Заведение подобного рода Кафка, похоже, впервые посетил в 1903 году в Вейссере Хирш, возле Дрездена. В августе 1905 года он снова проводит свой отпуск в санатории, на этот раз в Цукмантеле, в австрийской Силезии. На почтовой открытке Максу Броду читаем: «Я, несомненно, уже написал бы тебе, если бы остался в Праге. Но я проявил беззаботность (это время его университетской учебы), и вот я уже четвертую неделю в санатории в Силезии; я вижу много людей, много женщин, и я стал довольно живым». Макс Брод вспоминает, что получил также другую открытку, на которой женским почерком были написаны слова: «Вот лес, и в этом лесу можно быть счастливым. Приезжайте же» — и неразборчивая подпись. Не исключено, что это та самая почтовая открытка, которая не была опубликована, и датирована она, скорее, 1906-м, чем 1905 годом, так как именно в 1906 году Кафка возвращается в Цукмантель и пишет Максу Броду: «Я давно исчез, и вот я появляюсь вновь, хотя мне еще и трудно обрести форму». После чего он сообщает своему другу некоторые сведения относительно проживания в Цукмантеле. Больше нам об этом ничего не известно, разве что только то, что в эти два года имела место одна из любовных связей, наиболее значимых для Кафки. Позднее в своем «Дневнике» и в своих письмах он будет вспоминать эту встречу, окружая ее самой большой таинственностью. Мы не знаем даже имени этой женщины, знаем только, что она была значительно старше его. Семь лет спустя в другом санатории у него произойдет другая встреча, на этот раз с совсем юной девушкой, и он всегда будет объединять эти два эпизода, оба совершенно целомудренные, как единственные реальные связи, которые он когда-либо имел с женщиной (до Милены, конечно). Эти любовные отношения принадлежат к сфере сакрального, и Кафка их прячет как можно глубже — галерку могут забавлять другие мимолетные связи, которые не считаются.

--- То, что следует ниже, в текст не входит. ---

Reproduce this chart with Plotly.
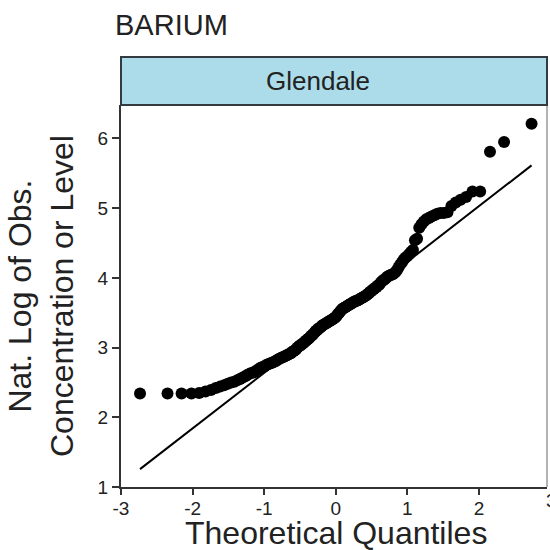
import numpy as np
from statistics import NormalDist
import plotly.graph_objects as go

title_text = "BARIUM"
panel_label = "Glendale"
x_title = "Theoretical Quantiles"
y_title = "Nat. Log of Obs.<br>Concentration or Level"
x_ticks = [-3, -2, -1, 0, 1, 2]
y_ticks = [1, 2, 3, 4, 5, 6]

obs = [
    2.34, 2.34, 2.34, 2.34, 2.35, 2.37, 2.39, 2.42, 2.44, 2.46,
    2.48, 2.50, 2.51, 2.53, 2.55, 2.57, 2.59, 2.61, 2.63, 2.64,
    2.65, 2.67, 2.69, 2.71, 2.72, 2.73, 2.75, 2.76, 2.77, 2.78,
    2.79, 2.80, 2.81, 2.83, 2.84, 2.85, 2.86, 2.87, 2.88, 2.89,
    2.90, 2.91, 2.92, 2.94, 2.95, 2.96, 2.98, 3.00, 3.02, 3.03,
    3.04, 3.06, 3.07, 3.09, 3.10, 3.12, 3.13, 3.15, 3.17, 3.18,
    3.20, 3.22, 3.24, 3.25, 3.27, 3.28, 3.29, 3.31, 3.32, 3.33,
    3.34, 3.35, 3.36, 3.37, 3.38, 3.39, 3.40, 3.41, 3.42, 3.43,
    3.45, 3.47, 3.49, 3.51, 3.53, 3.55, 3.56, 3.57, 3.58, 3.59,
    3.60, 3.61, 3.62, 3.63, 3.64, 3.65, 3.66, 3.67, 3.67, 3.68,
    3.69, 3.70, 3.71, 3.72, 3.73, 3.74, 3.75, 3.77, 3.78, 3.80,
    3.81, 3.83, 3.84, 3.86, 3.87, 3.89, 3.90, 3.93, 3.95, 3.97,
    3.98, 4.00, 4.02, 4.03, 4.04, 4.05, 4.06, 4.08, 4.11, 4.15,
    4.19, 4.22, 4.26, 4.29, 4.31, 4.34, 4.37, 4.40, 4.54, 4.56,
    4.72, 4.77, 4.81, 4.84, 4.86, 4.88, 4.90, 4.92, 4.93, 4.93,
    4.94, 5.03, 5.08, 5.12, 5.16, 5.24, 5.24, 5.81, 5.95, 6.21,
]

n = len(obs)
nd = NormalDist()
theo = [nd.inv_cdf((i + 0.5) / n) for i in range(n)]

# reference line through the quartiles (as qqline)
q1, q3 = np.percentile(obs, [25, 75])
z1, z3 = nd.inv_cdf(0.25), nd.inv_cdf(0.75)
slope = (q3 - q1) / (z3 - z1)
icpt = q1 - slope * z1
line_x = [min(theo), max(theo)]
line_y = [icpt + slope * v for v in line_x]

FONT = "Liberation Sans, Arial, sans-serif"
AX = "#333333"
TXT = "#222222"
PW = 426.0  # plot width px
PH = 382.0  # plot height px

fig = go.Figure()
fig.add_trace(go.Scatter(x=line_x, y=line_y, mode="lines",
                         line=dict(color="black", width=2), showlegend=False,
                         hoverinfo="skip"))
fig.add_trace(go.Scatter(x=theo, y=obs, mode="markers",
                         marker=dict(color="black", size=12, line=dict(width=0)),
                         showlegend=False))

fig.update_layout(
    width=550, height=550,
    margin=dict(l=121, r=3, t=105, b=63),
    paper_bgcolor="white", plot_bgcolor="white",
    font=dict(family=FONT, color=TXT),
    xaxis=dict(range=[-3, 2.95], tickvals=x_ticks, ticktext=[str(v) for v in x_ticks],
               showgrid=False, zeroline=False, showline=True, linecolor=AX, linewidth=2,
               ticks="outside", ticklen=6, tickwidth=1.5, tickcolor=AX,
               ticklabelstandoff=-3,
               tickfont=dict(size=19, color=TXT)),
    yaxis=dict(range=[1, 6.48], tickvals=y_ticks, ticktext=[str(v) for v in y_ticks],
               showgrid=False, zeroline=False, showline=True, linecolor=AX, linewidth=2,
               ticks="outside", ticklen=7, tickwidth=1.5, tickcolor=AX,
               tickfont=dict(size=19, color=TXT)),
    shapes=[
        dict(type="line", xref="paper", yref="paper", x0=1, x1=1, y0=0, y1=1,
             line=dict(color="#999999", width=1.5)),
        dict(type="rect", xref="paper", yref="paper", x0=0, x1=1, y0=1, y1=1 + 48 / PH,
             fillcolor="#acdce9", line=dict(color="#333b40", width=2)),
    ],
    annotations=[
        dict(text=title_text, xref="paper", yref="paper", x=0, y=1 + 80 / PH,
             xanchor="left", yanchor="middle", xshift=-8, showarrow=False,
             font=dict(size=29, color=TXT)),
        dict(text=panel_label, xref="paper", yref="paper", x=(318 - 121) / PW, y=1 + 24 / PH,
             xanchor="center", yanchor="middle", showarrow=False,
             font=dict(size=26, color=TXT)),
        dict(text=x_title, xref="paper", yref="paper", x=(335.7 - 121) / PW, y=-46 / PH,
             xanchor="center", yanchor="middle", showarrow=False,
             font=dict(size=32, color=TXT)),
        dict(text=y_title, xref="paper", yref="paper", x=0, y=0.5, xshift=-80,
             xanchor="center", yanchor="middle", textangle=-90, showarrow=False,
             font=dict(size=32, color=TXT)),
        dict(text="3", xref="paper", yref="paper", x=(551 - 121) / PW, y=-13 / PH,
             xanchor="center", yanchor="middle", showarrow=False,
             font=dict(size=19, color=TXT)),
    ],
)

fig.write_html("out.html")
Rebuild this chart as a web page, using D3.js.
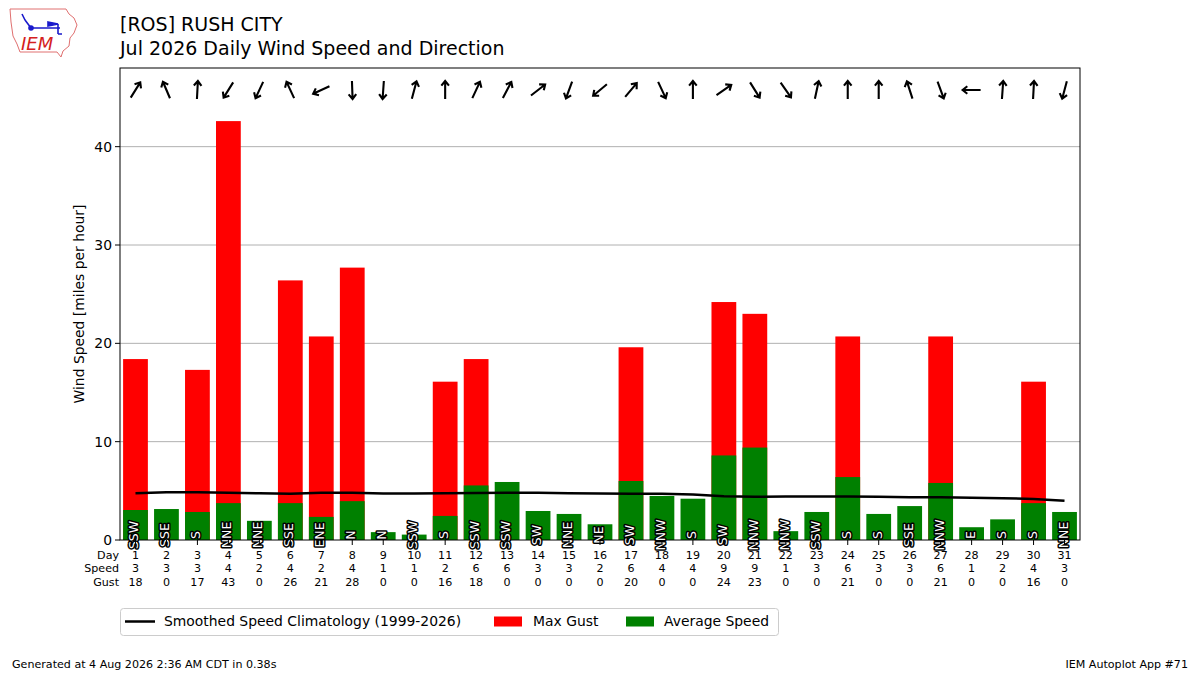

Надо ли идти дальше, как это делалось иногда, и предполагать, что Кафка с этого момента вынашивал планы женитьбы? «Свадебные приготовления в деревне», над которыми он работает в 1906–1907 годах, могут быть лишь литературной транскрипцией пережитых им событий. И когда он пишет в записке Максу Броду 19 февраля 1906 года: «Посмотри на выставке, нельзя ли найти что-нибудь красивое и не слишком дорогое (!). Возможно, для свадебного подарка», — речь, похоже, шла о его личных планах. Известно, с какими сомнениями и расчетами позднее будут связаны попытки Кафки жениться. Конечно, можно было бы предположить, что в пылу первой любви он решился внезапно, даже ничего не говоря ни семье, ни друзьям. Но вряд ли в то время — ему исполнилось только двадцать три года — он придерживался тех взглядов на брак, которые он будет исповедовать позднее. В 1912 году он будет считать, что не существует более приемлемой жизни, чем жизнь женатого человека, но четырьмя или шестью годами раньше он еще так не думает. Так, например, когда Макс Брод сообщает ему о своей собственной связи, он адресует 21 ноября 1908 года на удивление сдержанную записку: «Мой дорогой Макс, — пишет он ему, — похоже, если судить по газетам, все улаживается к лучшему для тебя, и единственно, я поздравляю тебя, я поздравляю себя, поздравляю нас обоих; и хотя, как я тебе об этом уже говорил, я не очень хорошо понимаю, где тут кроется счастье, я могу только радоваться, что тебе предоставляется возможность прийти к аналогичному убеждению». В то же время в «Свадебных приготовлениях» жених Рабан проявляет слишком мало усердия, чтобы соединиться с красивой молодой девушкой, «которая больше уже не молода», напротив, он, кажется, рад всем препятствиям, которые встречает на своем пути.